§ Exercise task
Retype the data that follows line by line, exactly, and leave its pictures out.

======== Entries supplied ========

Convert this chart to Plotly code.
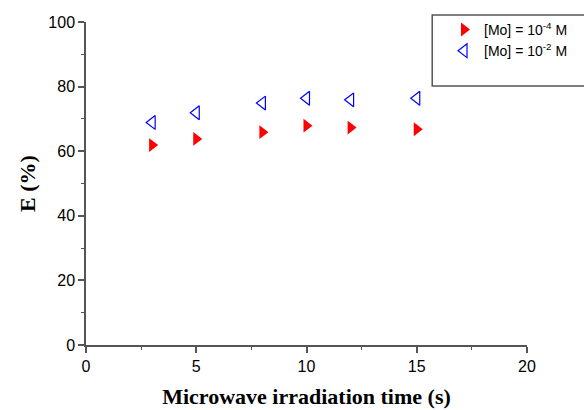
import plotly.graph_objects as go

time_s = [3, 5, 8, 10, 12, 15]
e_mo_1e4 = [61.9, 63.8, 65.9, 67.9, 67.3, 66.8]
e_mo_1e2 = [68.9, 71.9, 74.9, 76.4, 75.9, 76.4]
series_names = ["[Mo] = 10<sup>-4</sup> M", "[Mo] = 10<sup>-2</sup> M"]

fig = go.Figure()
fig.add_trace(go.Scatter(
    x=time_s, y=e_mo_1e4, mode="markers", name=series_names[0],
    marker=dict(symbol="triangle-right", color="#ff0000", size=12,
                line=dict(width=0)),
))
fig.add_trace(go.Scatter(
    x=time_s, y=e_mo_1e2, mode="markers", name=series_names[1],
    marker=dict(symbol="triangle-left-open", color="#0000ff", size=12,
                line=dict(width=1.2, color="#0000ff")),
))

axis_color = "#555555"
fig.update_layout(
    width=584, height=410,
    margin=dict(l=86, r=56, t=22, b=65),
    paper_bgcolor="white", plot_bgcolor="white",
    font=dict(family="Liberation Sans, Arial", size=15, color="black"),
    showlegend=True,
    legend=dict(
        x=0.81, y=1.025, xanchor="left", yanchor="top",
        bgcolor="rgba(0,0,0,0)", borderwidth=0,
        font=dict(family="Liberation Sans, Arial", size=14),
        itemwidth=30, tracegroupgap=0,
    ),
    xaxis=dict(
        range=[0, 20], tickvals=[0, 5, 10, 15, 20],
        showline=True, linecolor=axis_color, linewidth=1.5,
        ticks="outside", ticklen=6, tickwidth=1.5, tickcolor=axis_color,
        minor=dict(ticks="outside", ticklen=3, tickwidth=1, tickcolor=axis_color,
                   dtick=2.5, tick0=0),
        showgrid=False, zeroline=False, automargin=False,
        tickfont=dict(size=16),
        title=dict(text="<b>Microwave irradiation time (s)</b>",
                   font=dict(family="Liberation Serif, Times New Roman", size=22),
                   standoff=15),
    ),
    yaxis=dict(
        range=[0, 100], tickvals=[0, 20, 40, 60, 80, 100],
        showline=True, linecolor=axis_color, linewidth=1.5,
        ticks="outside", ticklen=6, tickwidth=1.5, tickcolor=axis_color,
        minor=dict(ticks="outside", ticklen=3, tickwidth=1, tickcolor=axis_color,
                   dtick=10, tick0=0),
        showgrid=False, zeroline=False, automargin=False,
        tickfont=dict(size=16),
        title=dict(text="<b>E (%)</b>",
                   font=dict(family="Liberation Serif, Times New Roman", size=22),
                   standoff=7),
    ),
    shapes=[dict(
        type="rect", xref="paper", yref="paper",
        x0=(433 - 86) / 442, x1=1.2,
        y0=(345 - 86) / 323, y1=(345 - 15) / 323,
        line=dict(color="#555555", width=1.5), fillcolor="rgba(0,0,0,0)",
    )],
)

fig.write_html("out.html")
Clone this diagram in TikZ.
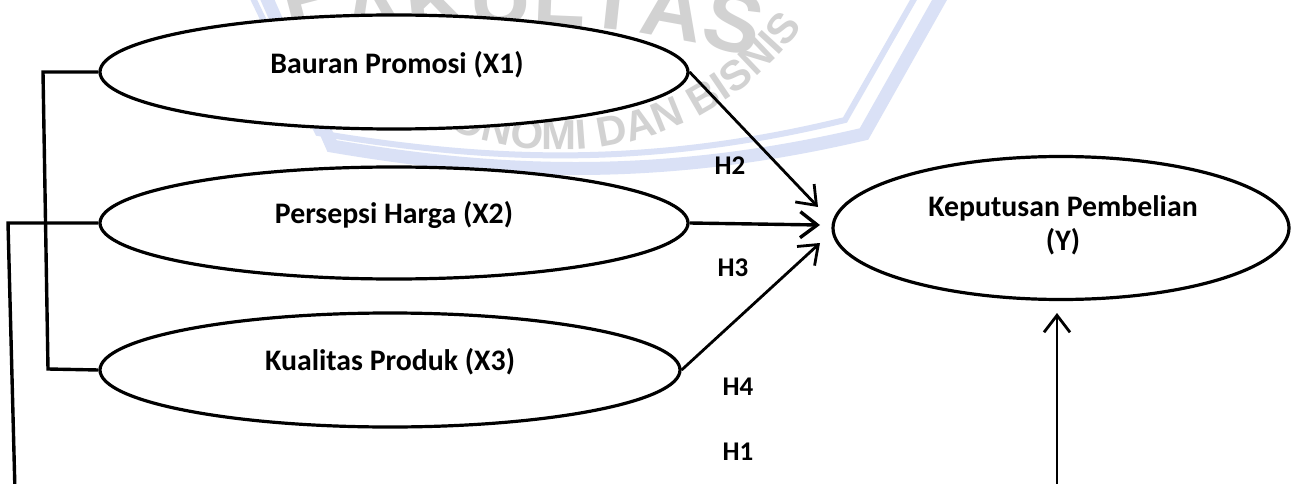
\documentclass[tikz,border=0pt]{standalone}
\usepackage{fontspec}
\setmainfont{Carlito}
\newfontfamily\wmfont{Liberation Sans}
\usetikzlibrary{shapes.geometric,arrows.meta,decorations.text}
\definecolor{wmblue}{RGB}{218,225,246}
\definecolor{wmgray}{RGB}{210,210,210}
\begin{document}
\begin{tikzpicture}[x=1pt,y=-1pt,
  oval/.style={ellipse, draw=black, line width=3.2pt, fill=white, inner sep=0pt},
  lbl/.style={font=\fontsize{29.8}{36}\selectfont\bfseries, inner sep=0pt},
  hlbl/.style={font=\fontsize{27}{32}\selectfont\bfseries, inner sep=0pt},
  link/.style={line width=3.4pt, line join=miter},
  arr/.style={line width=2.8pt, -{Straight Barb[length=17pt,width=26pt]}},
]
\useasboundingbox (0,0) rectangle (1293,484);
\fill[white] (0,0) rectangle (1293,484);

% watermark
\draw[wmblue, line width=6pt] (250,-8) -- (318,133) .. controls (480,160) and (640,170) .. (845,120) -- (918,-8);
\draw[wmblue, line width=13pt] (264,-8) -- (332,146) .. controls (490,173) and (655,183) .. (864,134) -- (944,-8);
\begin{scope}[color=wmgray]
\path[decorate, decoration={text along path, text align=center,
  text={|\color{wmgray}\wmfont\bfseries\fontsize{86}{86}\selectfont|FAKULTAS}}]
  (187,100) arc[start angle=245, end angle=295, radius=800];
\path[decorate, decoration={text along path, text align=right,
  text={|\color{wmgray}\wmfont\bfseries\fontsize{42}{42}\selectfont|EKONOMI DAN BISNIS}}]
  (300,0) arc[start angle=150, end angle=36, radius=300];
\end{scope}

% ovals
\node[oval, minimum width=588pt, minimum height=114pt] (X1) at (394,72) {};
\node[oval, minimum width=588pt, minimum height=112pt] (X2) at (394,223) {};
\node[oval, minimum width=580pt, minimum height=114pt] (X3) at (390,370) {};
\node[oval, minimum width=456pt, minimum height=143pt] (Y) at (1061,228) {};

\node[lbl] (tX1) at (397,65) {Bauran Promosi (X1)};
\node[lbl] (tX2) at (394,215) {Persepsi Harga (X2)};
\node[lbl] (tX3) at (390,362) {Kualitas Produk (X3)};
\node[lbl] (tY1) at (1063,208) {Keputusan Pembelian};
\node[lbl] (tY2) at (1063,242) {(Y)};

\node[hlbl] (H2) at (730,166) {H2};
\node[hlbl] (H3) at (733,268) {H3};
\node[hlbl] (H4) at (738,387) {H4};
\node[hlbl] (H1) at (738,452) {H1};

% coordinates
\coordinate (t1) at (818,207);
\coordinate (t2) at (820,225);
\coordinate (t3) at (820,243);
\coordinate (b0) at (1057,492);
\coordinate (tb) at (1057,313);
\coordinate (k1) at (43,72);
\coordinate (k2) at (48,369);
\coordinate (k3) at (8,223);
\coordinate (k4) at (15,492);

% brackets
\draw[link] (X1.west) -- (k1) -- (k2) -- (X3.west);
\draw[link] (X2.west) -- (k3) -- (k4);

% arrows
\draw[arr] (X1.east) -- (t1);
\draw[arr, line width=3.4pt] (X2.east) -- (t2);
\draw[arr] (X3.east) -- (t3);
\draw[arr] (b0) -- (tb);
\end{tikzpicture}
\end{document}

========

§ Written response
Convert this chart to Plotly code.
import plotly.graph_objects as go

time_s = [3, 5, 8, 10, 12, 15]
e_mo_1e4 = [61.9, 63.8, 65.9, 67.9, 67.3, 66.8]
e_mo_1e2 = [68.9, 71.9, 74.9, 76.4, 75.9, 76.4]
series_names = ["[Mo] = 10<sup>-4</sup> M", "[Mo] = 10<sup>-2</sup> M"]

fig = go.Figure()
fig.add_trace(go.Scatter(
    x=time_s, y=e_mo_1e4, mode="markers", name=series_names[0],
    marker=dict(symbol="triangle-right", color="#ff0000", size=12,
                line=dict(width=0)),
))
fig.add_trace(go.Scatter(
    x=time_s, y=e_mo_1e2, mode="markers", name=series_names[1],
    marker=dict(symbol="triangle-left-open", color="#0000ff", size=12,
                line=dict(width=1.2, color="#0000ff")),
))

axis_color = "#555555"
fig.update_layout(
    width=584, height=410,
    margin=dict(l=86, r=56, t=22, b=65),
    paper_bgcolor="white", plot_bgcolor="white",
    font=dict(family="Liberation Sans, Arial", size=15, color="black"),
    showlegend=True,
    legend=dict(
        x=0.81, y=1.025, xanchor="left", yanchor="top",
        bgcolor="rgba(0,0,0,0)", borderwidth=0,
        font=dict(family="Liberation Sans, Arial", size=14),
        itemwidth=30, tracegroupgap=0,
    ),
    xaxis=dict(
        range=[0, 20], tickvals=[0, 5, 10, 15, 20],
        showline=True, linecolor=axis_color, linewidth=1.5,
        ticks="outside", ticklen=6, tickwidth=1.5, tickcolor=axis_color,
        minor=dict(ticks="outside", ticklen=3, tickwidth=1, tickcolor=axis_color,
                   dtick=2.5, tick0=0),
        showgrid=False, zeroline=False, automargin=False,
        tickfont=dict(size=16),
        title=dict(text="<b>Microwave irradiation time (s)</b>",
                   font=dict(family="Liberation Serif, Times New Roman", size=22),
                   standoff=15),
    ),
    yaxis=dict(
        range=[0, 100], tickvals=[0, 20, 40, 60, 80, 100],
        showline=True, linecolor=axis_color, linewidth=1.5,
        ticks="outside", ticklen=6, tickwidth=1.5, tickcolor=axis_color,
        minor=dict(ticks="outside", ticklen=3, tickwidth=1, tickcolor=axis_color,
                   dtick=10, tick0=0),
        showgrid=False, zeroline=False, automargin=False,
        tickfont=dict(size=16),
        title=dict(text="<b>E (%)</b>",
                   font=dict(family="Liberation Serif, Times New Roman", size=22),
                   standoff=7),
    ),
    shapes=[dict(
        type="rect", xref="paper", yref="paper",
        x0=(433 - 86) / 442, x1=1.2,
        y0=(345 - 86) / 323, y1=(345 - 15) / 323,
        line=dict(color="#555555", width=1.5), fillcolor="rgba(0,0,0,0)",
    )],
)

fig.write_html("out.html")
Clone this diagram in TikZ.
\documentclass[tikz,border=0pt]{standalone}
\usepackage{fontspec}
\setmainfont{Carlito}
\newfontfamily\wmfont{Liberation Sans}
\usetikzlibrary{shapes.geometric,arrows.meta,decorations.text}
\definecolor{wmblue}{RGB}{218,225,246}
\definecolor{wmgray}{RGB}{210,210,210}
\begin{document}
\begin{tikzpicture}[x=1pt,y=-1pt,
  oval/.style={ellipse, draw=black, line width=3.2pt, fill=white, inner sep=0pt},
  lbl/.style={font=\fontsize{29.8}{36}\selectfont\bfseries, inner sep=0pt},
  hlbl/.style={font=\fontsize{27}{32}\selectfont\bfseries, inner sep=0pt},
  link/.style={line width=3.4pt, line join=miter},
  arr/.style={line width=2.8pt, -{Straight Barb[length=17pt,width=26pt]}},
]
\useasboundingbox (0,0) rectangle (1293,484);
\fill[white] (0,0) rectangle (1293,484);

% watermark
\draw[wmblue, line width=6pt] (250,-8) -- (318,133) .. controls (480,160) and (640,170) .. (845,120) -- (918,-8);
\draw[wmblue, line width=13pt] (264,-8) -- (332,146) .. controls (490,173) and (655,183) .. (864,134) -- (944,-8);
\begin{scope}[color=wmgray]
\path[decorate, decoration={text along path, text align=center,
  text={|\color{wmgray}\wmfont\bfseries\fontsize{86}{86}\selectfont|FAKULTAS}}]
  (187,100) arc[start angle=245, end angle=295, radius=800];
\path[decorate, decoration={text along path, text align=right,
  text={|\color{wmgray}\wmfont\bfseries\fontsize{42}{42}\selectfont|EKONOMI DAN BISNIS}}]
  (300,0) arc[start angle=150, end angle=36, radius=300];
\end{scope}

% ovals
\node[oval, minimum width=588pt, minimum height=114pt] (X1) at (394,72) {};
\node[oval, minimum width=588pt, minimum height=112pt] (X2) at (394,223) {};
\node[oval, minimum width=580pt, minimum height=114pt] (X3) at (390,370) {};
\node[oval, minimum width=456pt, minimum height=143pt] (Y) at (1061,228) {};

\node[lbl] (tX1) at (397,65) {Bauran Promosi (X1)};
\node[lbl] (tX2) at (394,215) {Persepsi Harga (X2)};
\node[lbl] (tX3) at (390,362) {Kualitas Produk (X3)};
\node[lbl] (tY1) at (1063,208) {Keputusan Pembelian};
\node[lbl] (tY2) at (1063,242) {(Y)};

\node[hlbl] (H2) at (730,166) {H2};
\node[hlbl] (H3) at (733,268) {H3};
\node[hlbl] (H4) at (738,387) {H4};
\node[hlbl] (H1) at (738,452) {H1};

% coordinates
\coordinate (t1) at (818,207);
\coordinate (t2) at (820,225);
\coordinate (t3) at (820,243);
\coordinate (b0) at (1057,492);
\coordinate (tb) at (1057,313);
\coordinate (k1) at (43,72);
\coordinate (k2) at (48,369);
\coordinate (k3) at (8,223);
\coordinate (k4) at (15,492);

% brackets
\draw[link] (X1.west) -- (k1) -- (k2) -- (X3.west);
\draw[link] (X2.west) -- (k3) -- (k4);

% arrows
\draw[arr] (X1.east) -- (t1);
\draw[arr, line width=3.4pt] (X2.east) -- (t2);
\draw[arr] (X3.east) -- (t3);
\draw[arr] (b0) -- (tb);
\end{tikzpicture}
\end{document}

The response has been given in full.